Between the 1970s and his premature death in 2003, the great sports agent Mark McCormack negotiated the club’s contracts. His approach was not so much “show me the money” as “feel the loyalty”, because Wimbledon’s relationship with its partners has been compared to the Japanese keiretsu system of interlocking long-term interests. McCormack was more interested in squeezing the broadcasters. From 1982, he brought in an extra £400,000 of TV revenue by persuading the committee to play the finals on Saturday and Sunday, rather than doing so a day earlier.

At this time, however, the All England Club was still turning down commercial revenues at a time when they were climbing quickly around the sporting world.
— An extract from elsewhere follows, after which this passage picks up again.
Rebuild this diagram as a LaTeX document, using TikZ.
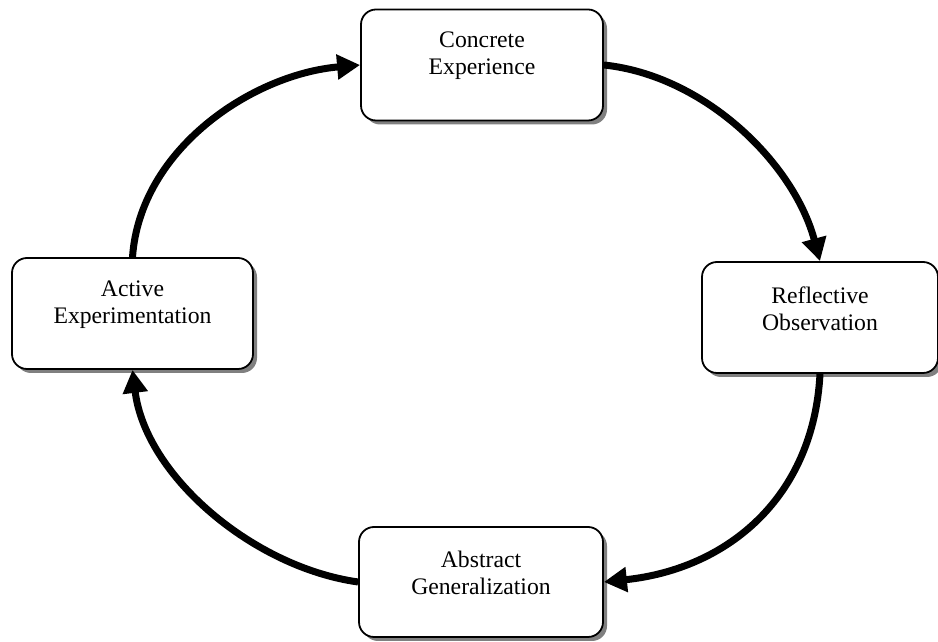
\documentclass[tikz,border=0pt]{standalone}
\usepackage{fontspec}
\setmainfont{Liberation Serif}
\usetikzlibrary{arrows.meta,shadows}
\tikzset{
  box/.style={draw=black, line width=1.8pt, fill=white, rounded corners=15pt,
    minimum height=111pt, inner sep=0pt,
    drop shadow={shadow xshift=4pt, shadow yshift=-4pt, fill=black!50, opacity=1}},
  txt/.style={align=center, inner sep=0pt, font=\fontsize{23.7}{27}\selectfont},
  flow/.style={line width=7pt, -{Triangle[length=23pt,width=24pt]}}
}
\begin{document}
\begin{tikzpicture}[x=1pt,y=1pt]
\useasboundingbox (0,0) rectangle (938,642);
\node[box, minimum width=242pt] (ce) at (482,577) {};
\node[box, minimum width=236pt] (ro) at (820,324.5) {};
\node[box, minimum width=244pt, minimum height=110pt] (ag) at (481,60) {};
\node[box, minimum width=241pt] (ae) at (132.5,328.5) {};
\node[txt] (cet) at ([yshift=9pt]ce.center) {Concrete\\Experience};
\node[txt] (rot) at ([yshift=9pt]ro.center) {Reflective\\Observation};
\node[txt] (agt) at ([yshift=9pt]ag.center) {Abstract\\Generalization};
\node[txt] (aet) at ([yshift=9pt]ae.center) {Active\\Experimentation};
\draw[flow] (ce.east) to[out=-6,in=105,looseness=0.89] (ro.north);
\draw[flow] (ro.south) to[out=-93,in=6,looseness=1.06] (ag.east);
\draw[flow] (ag.west) to[out=172,in=-83,looseness=0.88] (ae.south);
\draw[flow] (ae.north) to[out=86,in=185,looseness=0.93] (ce.west);
\end{tikzpicture}
\end{document}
Wimbledon risked becoming a very classy but increasingly underpowered event, a heritage exercise with dated facilities. This is where Becker came in. “If you track the Wimbledon surplus, it climbed from £400,000 at the start of the 1980s to close on £10 million at the end,” John Curry, who served as the All England Club’s chairman from 1989 to 1999, says.

“A lot of that was down to the TV revenues we were able to make from Europe, and especially from Germany. There was intense competition for the rights in this period [when Boris Becker was said to be more famous than the German chancellor Helmut Kohl, and Steffi Graf then started winning titles of her own in 1988]. In life, you need to be lucky, and we were lucky that the money arrived when we needed it.”

But then there is a lot of chance in Wimbledon’s success; its continuing status as the world’s greatest tennis tournament was no historical inevitability. The critical decision to resist the temptations of advertising was one part farsightedness to two parts fogeyishness. Not that Curry sees anything wrong in that. “A lot of the companies I dealt with thought we were old farts,” he said. “But I never had any problem with being perceived as old-fashioned. That is our greatest strength.”